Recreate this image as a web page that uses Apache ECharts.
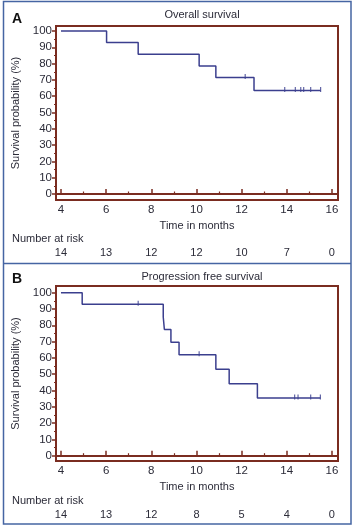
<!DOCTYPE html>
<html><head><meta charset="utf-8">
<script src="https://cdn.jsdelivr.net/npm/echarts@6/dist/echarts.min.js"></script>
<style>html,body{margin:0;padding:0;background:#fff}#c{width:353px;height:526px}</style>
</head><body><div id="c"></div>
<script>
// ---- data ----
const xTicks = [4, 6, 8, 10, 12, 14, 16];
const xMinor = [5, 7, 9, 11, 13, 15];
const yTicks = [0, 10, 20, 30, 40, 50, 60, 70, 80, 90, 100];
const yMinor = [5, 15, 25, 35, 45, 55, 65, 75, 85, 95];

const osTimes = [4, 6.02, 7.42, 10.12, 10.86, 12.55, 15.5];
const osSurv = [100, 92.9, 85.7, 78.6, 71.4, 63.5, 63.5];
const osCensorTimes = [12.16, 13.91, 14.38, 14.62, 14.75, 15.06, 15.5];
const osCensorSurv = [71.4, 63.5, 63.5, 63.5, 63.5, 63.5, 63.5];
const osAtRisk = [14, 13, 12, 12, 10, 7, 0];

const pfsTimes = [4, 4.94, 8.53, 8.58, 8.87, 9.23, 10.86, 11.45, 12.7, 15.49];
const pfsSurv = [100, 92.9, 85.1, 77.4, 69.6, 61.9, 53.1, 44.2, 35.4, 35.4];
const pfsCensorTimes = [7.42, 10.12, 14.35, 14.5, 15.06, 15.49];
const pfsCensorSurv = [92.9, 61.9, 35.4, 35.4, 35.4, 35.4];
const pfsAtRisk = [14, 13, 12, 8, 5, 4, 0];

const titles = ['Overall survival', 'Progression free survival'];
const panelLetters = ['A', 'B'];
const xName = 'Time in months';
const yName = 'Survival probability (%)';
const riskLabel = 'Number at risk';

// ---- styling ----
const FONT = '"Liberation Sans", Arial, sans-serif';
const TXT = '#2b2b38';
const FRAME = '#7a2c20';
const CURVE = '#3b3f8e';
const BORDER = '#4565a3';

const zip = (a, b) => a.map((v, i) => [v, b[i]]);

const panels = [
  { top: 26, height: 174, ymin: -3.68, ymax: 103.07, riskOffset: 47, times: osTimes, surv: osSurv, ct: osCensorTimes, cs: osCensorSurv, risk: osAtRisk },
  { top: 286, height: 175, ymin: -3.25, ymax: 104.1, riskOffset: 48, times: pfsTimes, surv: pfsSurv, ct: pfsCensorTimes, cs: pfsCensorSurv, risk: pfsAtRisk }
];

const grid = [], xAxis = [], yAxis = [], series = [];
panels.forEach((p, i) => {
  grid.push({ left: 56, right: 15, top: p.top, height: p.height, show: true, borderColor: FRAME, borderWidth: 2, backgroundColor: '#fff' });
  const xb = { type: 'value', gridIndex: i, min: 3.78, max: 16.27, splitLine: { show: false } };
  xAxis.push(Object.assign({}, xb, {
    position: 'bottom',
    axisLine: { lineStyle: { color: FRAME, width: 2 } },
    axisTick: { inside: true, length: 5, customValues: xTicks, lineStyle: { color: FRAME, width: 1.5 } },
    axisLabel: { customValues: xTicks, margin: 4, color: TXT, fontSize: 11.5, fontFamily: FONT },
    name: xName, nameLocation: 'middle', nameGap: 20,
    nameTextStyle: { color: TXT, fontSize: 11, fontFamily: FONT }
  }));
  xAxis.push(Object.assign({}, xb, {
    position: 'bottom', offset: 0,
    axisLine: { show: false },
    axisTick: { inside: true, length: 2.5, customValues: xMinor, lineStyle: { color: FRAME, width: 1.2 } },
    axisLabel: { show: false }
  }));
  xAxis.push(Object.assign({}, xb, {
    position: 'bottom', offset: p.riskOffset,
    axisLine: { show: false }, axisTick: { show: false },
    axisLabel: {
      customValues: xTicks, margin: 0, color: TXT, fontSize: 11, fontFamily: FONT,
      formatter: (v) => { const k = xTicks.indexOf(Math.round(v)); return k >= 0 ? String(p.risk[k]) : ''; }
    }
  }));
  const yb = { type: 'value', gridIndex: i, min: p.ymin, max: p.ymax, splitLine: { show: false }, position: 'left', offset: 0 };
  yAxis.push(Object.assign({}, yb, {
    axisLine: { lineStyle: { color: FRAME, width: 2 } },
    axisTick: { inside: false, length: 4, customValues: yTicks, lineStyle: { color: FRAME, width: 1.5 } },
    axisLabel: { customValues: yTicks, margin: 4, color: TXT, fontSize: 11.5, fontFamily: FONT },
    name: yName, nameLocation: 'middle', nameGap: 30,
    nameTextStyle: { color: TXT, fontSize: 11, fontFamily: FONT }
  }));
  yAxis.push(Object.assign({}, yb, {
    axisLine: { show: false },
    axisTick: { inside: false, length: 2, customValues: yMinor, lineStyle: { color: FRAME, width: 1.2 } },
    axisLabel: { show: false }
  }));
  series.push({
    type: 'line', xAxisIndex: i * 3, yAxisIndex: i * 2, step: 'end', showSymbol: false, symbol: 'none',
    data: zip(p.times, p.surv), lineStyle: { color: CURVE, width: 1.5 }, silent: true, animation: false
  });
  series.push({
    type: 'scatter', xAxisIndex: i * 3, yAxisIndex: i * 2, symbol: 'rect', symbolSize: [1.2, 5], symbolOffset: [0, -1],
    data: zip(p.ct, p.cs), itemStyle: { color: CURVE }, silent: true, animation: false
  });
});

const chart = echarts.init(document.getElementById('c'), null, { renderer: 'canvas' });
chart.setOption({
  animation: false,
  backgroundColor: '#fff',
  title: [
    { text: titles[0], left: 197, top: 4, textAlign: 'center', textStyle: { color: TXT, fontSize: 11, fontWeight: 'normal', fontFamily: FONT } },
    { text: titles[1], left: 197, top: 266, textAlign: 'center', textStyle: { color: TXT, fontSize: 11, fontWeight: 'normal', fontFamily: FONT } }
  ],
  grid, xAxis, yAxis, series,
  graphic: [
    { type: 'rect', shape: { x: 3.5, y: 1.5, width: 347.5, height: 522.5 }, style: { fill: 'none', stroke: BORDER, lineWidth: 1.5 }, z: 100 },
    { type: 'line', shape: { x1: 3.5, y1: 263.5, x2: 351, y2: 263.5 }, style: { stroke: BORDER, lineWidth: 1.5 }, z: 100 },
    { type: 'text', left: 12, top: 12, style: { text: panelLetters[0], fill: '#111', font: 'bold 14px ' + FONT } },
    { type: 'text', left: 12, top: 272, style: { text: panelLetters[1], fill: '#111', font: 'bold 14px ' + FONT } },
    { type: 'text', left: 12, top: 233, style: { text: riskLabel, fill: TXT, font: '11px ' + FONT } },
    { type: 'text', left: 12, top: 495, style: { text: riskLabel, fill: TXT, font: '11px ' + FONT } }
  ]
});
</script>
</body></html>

- - - -

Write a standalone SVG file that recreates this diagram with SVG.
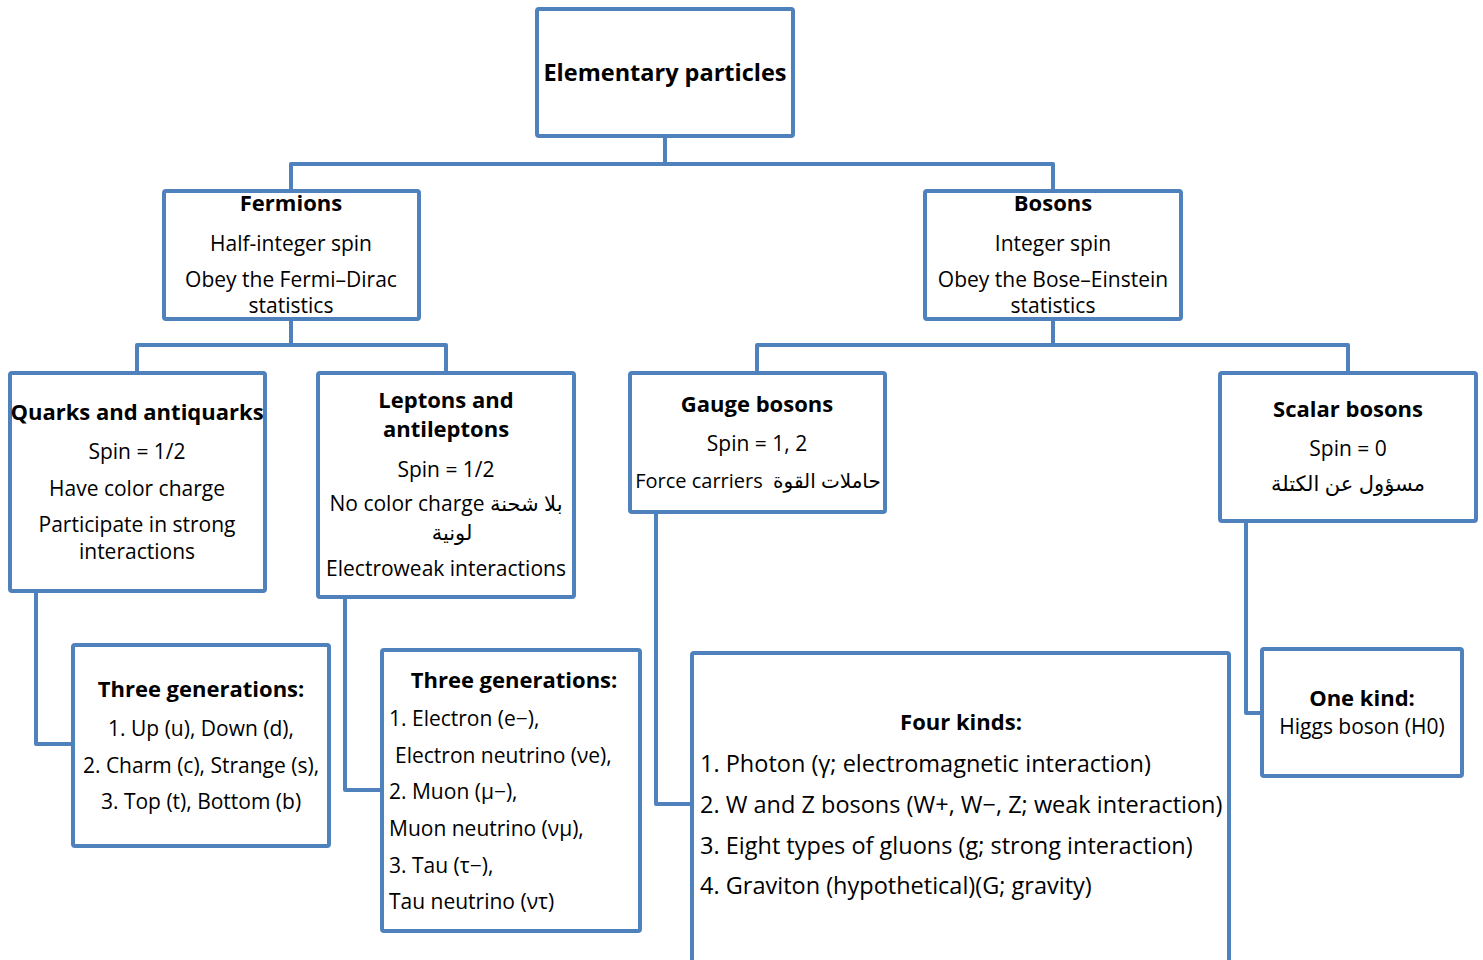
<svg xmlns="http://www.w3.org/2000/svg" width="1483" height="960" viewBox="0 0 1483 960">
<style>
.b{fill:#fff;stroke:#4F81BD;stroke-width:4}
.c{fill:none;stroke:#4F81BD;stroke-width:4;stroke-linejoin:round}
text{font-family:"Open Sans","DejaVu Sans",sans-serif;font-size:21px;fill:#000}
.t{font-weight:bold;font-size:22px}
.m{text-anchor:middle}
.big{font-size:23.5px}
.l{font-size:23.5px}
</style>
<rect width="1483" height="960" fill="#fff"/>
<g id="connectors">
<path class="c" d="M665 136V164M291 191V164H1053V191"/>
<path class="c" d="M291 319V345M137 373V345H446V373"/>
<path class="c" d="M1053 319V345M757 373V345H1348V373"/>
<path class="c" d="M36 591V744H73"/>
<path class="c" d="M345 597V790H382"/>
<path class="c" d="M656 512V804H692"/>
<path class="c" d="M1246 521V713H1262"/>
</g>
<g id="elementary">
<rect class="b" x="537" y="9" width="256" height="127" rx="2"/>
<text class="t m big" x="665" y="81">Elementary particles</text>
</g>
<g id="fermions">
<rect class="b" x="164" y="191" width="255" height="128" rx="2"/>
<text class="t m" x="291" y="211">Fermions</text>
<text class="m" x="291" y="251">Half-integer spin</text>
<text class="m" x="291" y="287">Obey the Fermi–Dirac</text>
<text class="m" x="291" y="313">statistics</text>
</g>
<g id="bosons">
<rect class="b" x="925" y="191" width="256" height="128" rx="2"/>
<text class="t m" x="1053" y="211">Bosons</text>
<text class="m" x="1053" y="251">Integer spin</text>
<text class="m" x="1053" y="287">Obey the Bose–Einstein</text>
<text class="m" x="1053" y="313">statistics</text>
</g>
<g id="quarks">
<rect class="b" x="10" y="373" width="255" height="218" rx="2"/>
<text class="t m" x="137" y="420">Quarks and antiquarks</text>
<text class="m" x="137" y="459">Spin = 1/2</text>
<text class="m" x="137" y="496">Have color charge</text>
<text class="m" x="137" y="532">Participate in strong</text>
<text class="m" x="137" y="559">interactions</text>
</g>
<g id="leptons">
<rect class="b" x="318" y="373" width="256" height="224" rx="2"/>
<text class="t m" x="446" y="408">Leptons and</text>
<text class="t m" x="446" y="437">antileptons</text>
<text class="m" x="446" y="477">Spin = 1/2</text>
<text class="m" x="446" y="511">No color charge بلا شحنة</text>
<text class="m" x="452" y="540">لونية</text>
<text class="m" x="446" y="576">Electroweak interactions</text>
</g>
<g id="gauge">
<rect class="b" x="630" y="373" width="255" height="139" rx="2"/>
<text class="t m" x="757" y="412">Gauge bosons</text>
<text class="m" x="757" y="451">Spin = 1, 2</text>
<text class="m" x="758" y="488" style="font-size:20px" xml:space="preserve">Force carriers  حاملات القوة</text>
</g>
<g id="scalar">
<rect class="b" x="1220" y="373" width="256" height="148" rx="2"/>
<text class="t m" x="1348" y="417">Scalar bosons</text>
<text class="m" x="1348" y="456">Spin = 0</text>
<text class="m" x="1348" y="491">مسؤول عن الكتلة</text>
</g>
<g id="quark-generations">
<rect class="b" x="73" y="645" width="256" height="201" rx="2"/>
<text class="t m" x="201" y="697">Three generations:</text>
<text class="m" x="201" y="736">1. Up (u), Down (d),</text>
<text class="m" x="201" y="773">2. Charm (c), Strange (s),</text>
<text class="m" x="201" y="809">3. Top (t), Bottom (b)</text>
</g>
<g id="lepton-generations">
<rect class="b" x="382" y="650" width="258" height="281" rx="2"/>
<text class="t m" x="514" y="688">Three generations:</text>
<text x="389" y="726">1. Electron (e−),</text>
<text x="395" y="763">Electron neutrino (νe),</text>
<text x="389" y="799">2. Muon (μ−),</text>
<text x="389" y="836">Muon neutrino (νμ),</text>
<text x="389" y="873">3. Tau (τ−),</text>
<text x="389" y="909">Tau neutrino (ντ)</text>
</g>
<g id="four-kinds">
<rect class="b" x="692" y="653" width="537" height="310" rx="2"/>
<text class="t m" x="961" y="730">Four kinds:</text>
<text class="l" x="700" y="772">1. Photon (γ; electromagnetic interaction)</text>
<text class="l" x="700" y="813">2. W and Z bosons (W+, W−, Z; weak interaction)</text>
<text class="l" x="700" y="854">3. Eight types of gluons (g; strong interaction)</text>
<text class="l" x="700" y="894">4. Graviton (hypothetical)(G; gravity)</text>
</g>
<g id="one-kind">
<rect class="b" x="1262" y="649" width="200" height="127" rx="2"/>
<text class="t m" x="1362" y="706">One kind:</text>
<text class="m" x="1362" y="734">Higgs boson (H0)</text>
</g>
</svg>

- - - -

* Your task
How many lines in the records above hold the word "this"? Give only the number.

* Task output
2